───── THE INPUT ─────

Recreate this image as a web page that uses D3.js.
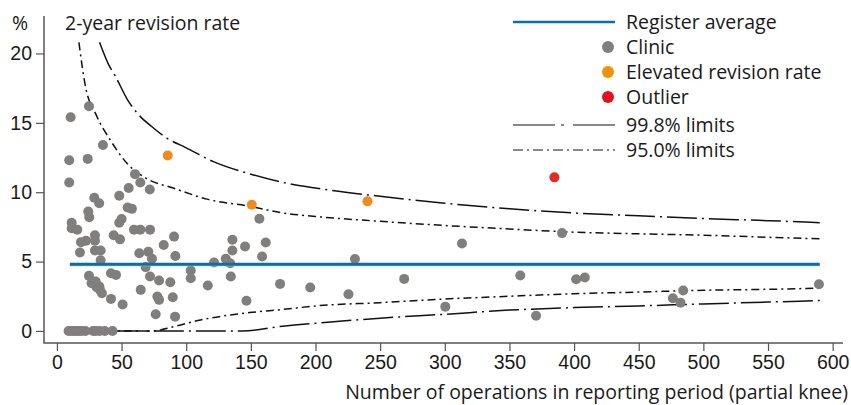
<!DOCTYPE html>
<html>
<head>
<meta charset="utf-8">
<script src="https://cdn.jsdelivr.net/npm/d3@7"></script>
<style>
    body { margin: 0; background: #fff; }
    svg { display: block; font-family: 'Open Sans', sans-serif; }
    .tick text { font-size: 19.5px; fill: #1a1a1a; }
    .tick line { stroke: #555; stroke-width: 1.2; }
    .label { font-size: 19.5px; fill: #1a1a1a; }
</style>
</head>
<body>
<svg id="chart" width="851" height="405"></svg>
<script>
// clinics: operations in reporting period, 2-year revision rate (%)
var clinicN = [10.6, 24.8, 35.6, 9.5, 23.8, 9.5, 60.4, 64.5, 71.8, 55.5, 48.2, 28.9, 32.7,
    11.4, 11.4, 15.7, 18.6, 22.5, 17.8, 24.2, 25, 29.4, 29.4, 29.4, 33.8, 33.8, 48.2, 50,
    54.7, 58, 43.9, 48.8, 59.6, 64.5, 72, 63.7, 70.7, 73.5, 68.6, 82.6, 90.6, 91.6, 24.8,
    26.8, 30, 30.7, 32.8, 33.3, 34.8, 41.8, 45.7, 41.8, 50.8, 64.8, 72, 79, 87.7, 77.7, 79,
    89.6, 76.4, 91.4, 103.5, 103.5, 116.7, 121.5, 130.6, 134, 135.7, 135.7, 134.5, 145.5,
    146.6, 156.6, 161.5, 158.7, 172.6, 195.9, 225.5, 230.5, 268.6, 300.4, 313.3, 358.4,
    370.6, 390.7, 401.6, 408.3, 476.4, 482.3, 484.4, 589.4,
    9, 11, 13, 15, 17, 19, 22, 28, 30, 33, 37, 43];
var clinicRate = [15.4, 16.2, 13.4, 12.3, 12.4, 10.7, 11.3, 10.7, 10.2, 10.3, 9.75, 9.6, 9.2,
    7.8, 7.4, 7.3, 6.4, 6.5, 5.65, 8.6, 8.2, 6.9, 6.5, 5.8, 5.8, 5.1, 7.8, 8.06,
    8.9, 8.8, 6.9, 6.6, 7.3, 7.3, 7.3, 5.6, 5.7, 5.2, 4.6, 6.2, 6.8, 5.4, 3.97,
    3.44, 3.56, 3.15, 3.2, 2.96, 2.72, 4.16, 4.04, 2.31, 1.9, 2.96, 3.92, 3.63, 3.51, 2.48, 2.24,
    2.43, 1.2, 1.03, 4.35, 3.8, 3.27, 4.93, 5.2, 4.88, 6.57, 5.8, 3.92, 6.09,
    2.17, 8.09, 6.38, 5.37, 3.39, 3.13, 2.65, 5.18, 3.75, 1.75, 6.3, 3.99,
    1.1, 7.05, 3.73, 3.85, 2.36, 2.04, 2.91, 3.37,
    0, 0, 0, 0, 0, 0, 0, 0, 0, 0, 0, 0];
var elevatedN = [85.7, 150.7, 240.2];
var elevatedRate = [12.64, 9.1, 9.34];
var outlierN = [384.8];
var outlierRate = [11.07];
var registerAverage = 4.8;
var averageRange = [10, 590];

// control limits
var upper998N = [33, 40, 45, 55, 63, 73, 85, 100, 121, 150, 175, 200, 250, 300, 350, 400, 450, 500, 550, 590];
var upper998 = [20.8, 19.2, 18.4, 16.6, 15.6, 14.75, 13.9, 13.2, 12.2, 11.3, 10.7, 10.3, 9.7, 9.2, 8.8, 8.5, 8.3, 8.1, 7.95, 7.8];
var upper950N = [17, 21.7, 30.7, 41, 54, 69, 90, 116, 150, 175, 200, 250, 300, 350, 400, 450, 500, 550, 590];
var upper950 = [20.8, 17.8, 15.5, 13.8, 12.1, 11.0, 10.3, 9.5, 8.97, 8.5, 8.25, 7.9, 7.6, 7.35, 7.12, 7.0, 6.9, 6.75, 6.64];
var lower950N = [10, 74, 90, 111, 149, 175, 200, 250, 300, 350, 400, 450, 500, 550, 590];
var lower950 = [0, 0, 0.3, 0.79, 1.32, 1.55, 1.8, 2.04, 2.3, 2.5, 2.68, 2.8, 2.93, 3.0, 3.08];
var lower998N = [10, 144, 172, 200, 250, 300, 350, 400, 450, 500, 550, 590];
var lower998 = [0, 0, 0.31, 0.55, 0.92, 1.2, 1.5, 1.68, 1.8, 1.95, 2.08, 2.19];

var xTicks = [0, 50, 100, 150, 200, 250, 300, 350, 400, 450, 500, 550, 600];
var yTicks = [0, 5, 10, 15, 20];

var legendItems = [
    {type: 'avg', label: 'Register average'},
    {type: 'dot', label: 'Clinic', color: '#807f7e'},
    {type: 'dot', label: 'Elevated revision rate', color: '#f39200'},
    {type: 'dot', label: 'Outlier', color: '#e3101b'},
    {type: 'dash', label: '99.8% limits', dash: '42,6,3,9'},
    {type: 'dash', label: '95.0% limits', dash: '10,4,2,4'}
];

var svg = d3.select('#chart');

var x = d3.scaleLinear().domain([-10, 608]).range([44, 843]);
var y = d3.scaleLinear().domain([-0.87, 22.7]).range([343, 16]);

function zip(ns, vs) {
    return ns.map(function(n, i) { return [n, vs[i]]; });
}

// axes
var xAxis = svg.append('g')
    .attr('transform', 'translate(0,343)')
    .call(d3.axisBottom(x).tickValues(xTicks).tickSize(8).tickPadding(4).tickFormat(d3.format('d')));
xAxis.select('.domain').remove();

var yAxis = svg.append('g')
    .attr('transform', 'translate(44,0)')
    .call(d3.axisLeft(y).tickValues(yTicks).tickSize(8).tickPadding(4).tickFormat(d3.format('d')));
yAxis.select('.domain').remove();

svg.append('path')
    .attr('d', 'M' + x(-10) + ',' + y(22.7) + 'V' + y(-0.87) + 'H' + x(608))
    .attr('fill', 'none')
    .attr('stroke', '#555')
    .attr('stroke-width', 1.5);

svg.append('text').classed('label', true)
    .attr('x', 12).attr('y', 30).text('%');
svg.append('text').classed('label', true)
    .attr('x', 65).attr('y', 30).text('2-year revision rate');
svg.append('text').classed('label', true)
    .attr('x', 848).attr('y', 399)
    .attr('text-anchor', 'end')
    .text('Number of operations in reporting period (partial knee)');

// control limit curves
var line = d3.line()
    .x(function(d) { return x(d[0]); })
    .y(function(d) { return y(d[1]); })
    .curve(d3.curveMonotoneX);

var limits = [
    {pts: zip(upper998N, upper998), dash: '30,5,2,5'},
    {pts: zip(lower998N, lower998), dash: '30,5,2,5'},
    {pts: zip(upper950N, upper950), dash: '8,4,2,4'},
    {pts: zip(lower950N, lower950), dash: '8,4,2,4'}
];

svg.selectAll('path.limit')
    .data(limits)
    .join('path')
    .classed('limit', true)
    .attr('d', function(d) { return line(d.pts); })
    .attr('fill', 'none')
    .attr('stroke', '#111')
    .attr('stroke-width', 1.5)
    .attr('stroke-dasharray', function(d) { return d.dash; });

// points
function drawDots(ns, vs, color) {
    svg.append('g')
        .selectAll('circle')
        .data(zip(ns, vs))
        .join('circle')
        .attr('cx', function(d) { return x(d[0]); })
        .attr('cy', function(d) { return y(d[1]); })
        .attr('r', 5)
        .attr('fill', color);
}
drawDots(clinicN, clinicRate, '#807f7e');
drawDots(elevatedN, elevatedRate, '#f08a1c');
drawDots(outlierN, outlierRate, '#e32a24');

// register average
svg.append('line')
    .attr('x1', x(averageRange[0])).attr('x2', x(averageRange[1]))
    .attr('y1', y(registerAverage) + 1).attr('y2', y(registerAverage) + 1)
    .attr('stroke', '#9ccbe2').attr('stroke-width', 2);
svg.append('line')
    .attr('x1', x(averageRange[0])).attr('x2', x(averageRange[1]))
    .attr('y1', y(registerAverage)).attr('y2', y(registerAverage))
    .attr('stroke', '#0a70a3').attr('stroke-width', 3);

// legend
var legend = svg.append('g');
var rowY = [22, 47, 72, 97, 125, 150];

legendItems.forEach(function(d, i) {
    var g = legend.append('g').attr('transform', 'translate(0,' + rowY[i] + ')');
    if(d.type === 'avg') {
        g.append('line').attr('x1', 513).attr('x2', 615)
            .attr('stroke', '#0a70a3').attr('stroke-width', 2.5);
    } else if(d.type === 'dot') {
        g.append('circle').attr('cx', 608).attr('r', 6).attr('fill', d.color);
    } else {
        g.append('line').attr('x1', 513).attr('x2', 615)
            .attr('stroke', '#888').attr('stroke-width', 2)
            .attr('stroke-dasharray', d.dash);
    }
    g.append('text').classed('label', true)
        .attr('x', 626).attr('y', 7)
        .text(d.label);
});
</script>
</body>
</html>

─────
───── THE INPUT ─────

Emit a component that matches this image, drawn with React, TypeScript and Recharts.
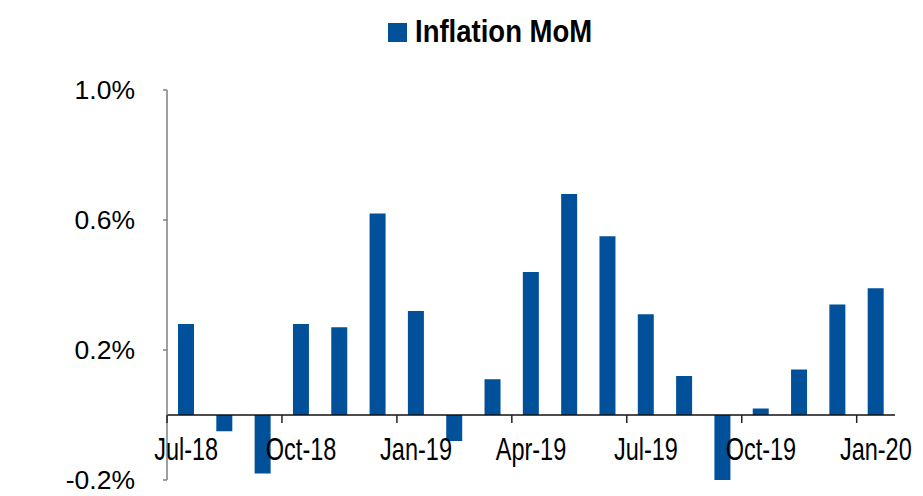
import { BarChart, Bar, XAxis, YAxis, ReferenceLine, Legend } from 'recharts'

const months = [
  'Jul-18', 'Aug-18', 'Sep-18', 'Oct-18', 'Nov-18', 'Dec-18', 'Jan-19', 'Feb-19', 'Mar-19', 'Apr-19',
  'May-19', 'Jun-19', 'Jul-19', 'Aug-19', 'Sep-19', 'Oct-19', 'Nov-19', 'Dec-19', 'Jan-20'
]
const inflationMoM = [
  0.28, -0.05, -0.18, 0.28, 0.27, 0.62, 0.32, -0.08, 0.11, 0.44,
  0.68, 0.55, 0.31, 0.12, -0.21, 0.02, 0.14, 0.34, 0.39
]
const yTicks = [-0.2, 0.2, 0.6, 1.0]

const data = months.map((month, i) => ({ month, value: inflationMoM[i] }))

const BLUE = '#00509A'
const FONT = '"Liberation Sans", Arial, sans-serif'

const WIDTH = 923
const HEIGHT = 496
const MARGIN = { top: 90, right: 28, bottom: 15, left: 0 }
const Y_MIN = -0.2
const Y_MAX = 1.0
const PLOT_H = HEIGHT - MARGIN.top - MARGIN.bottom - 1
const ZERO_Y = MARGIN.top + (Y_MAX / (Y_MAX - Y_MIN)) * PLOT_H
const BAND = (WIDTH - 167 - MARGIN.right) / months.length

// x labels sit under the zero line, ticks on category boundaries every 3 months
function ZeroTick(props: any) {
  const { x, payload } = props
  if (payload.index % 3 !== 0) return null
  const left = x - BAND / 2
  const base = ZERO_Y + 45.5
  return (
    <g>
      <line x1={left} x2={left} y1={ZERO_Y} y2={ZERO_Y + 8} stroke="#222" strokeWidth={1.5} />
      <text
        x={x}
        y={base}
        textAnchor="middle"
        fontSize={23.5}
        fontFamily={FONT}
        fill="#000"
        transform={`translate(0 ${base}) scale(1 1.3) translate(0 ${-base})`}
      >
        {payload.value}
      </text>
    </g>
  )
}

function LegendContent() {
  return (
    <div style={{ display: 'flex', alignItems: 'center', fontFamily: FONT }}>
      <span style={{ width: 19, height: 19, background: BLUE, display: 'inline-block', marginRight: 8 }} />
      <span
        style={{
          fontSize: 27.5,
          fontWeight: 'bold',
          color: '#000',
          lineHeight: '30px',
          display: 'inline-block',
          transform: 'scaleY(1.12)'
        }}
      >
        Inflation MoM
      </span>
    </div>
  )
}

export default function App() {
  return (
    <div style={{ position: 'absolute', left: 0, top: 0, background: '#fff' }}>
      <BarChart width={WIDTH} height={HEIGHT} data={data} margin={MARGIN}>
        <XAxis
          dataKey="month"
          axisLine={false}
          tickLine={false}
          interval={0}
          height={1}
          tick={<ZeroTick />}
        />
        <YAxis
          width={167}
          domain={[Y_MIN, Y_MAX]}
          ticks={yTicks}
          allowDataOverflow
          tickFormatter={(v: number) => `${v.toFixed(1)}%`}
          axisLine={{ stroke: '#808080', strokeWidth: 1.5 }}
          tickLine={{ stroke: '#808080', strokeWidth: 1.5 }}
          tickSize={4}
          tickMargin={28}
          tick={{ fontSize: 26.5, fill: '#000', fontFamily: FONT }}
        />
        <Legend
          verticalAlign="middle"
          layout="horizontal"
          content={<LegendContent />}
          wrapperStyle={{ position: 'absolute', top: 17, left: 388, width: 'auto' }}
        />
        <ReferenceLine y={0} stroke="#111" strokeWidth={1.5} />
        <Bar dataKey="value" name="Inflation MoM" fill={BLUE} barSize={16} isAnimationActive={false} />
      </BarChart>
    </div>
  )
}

─────

*TASK*. In the listing above, find the line containing "Emit a component" and the line containing "const yTicks = [-0.2, 0.2, 0.6, 1.0]", then write out both of them and every line between, exactly, with no pictures.

*TASK RESPONSE*.
Emit a component that matches this image, drawn with React, TypeScript and Recharts.
import { BarChart, Bar, XAxis, YAxis, ReferenceLine, Legend } from 'recharts'

const months = [
  'Jul-18', 'Aug-18', 'Sep-18', 'Oct-18', 'Nov-18', 'Dec-18', 'Jan-19', 'Feb-19', 'Mar-19', 'Apr-19',
  'May-19', 'Jun-19', 'Jul-19', 'Aug-19', 'Sep-19', 'Oct-19', 'Nov-19', 'Dec-19', 'Jan-20'
]
const inflationMoM = [
  0.28, -0.05, -0.18, 0.28, 0.27, 0.62, 0.32, -0.08, 0.11, 0.44,
  0.68, 0.55, 0.31, 0.12, -0.21, 0.02, 0.14, 0.34, 0.39
]
const yTicks = [-0.2, 0.2, 0.6, 1.0]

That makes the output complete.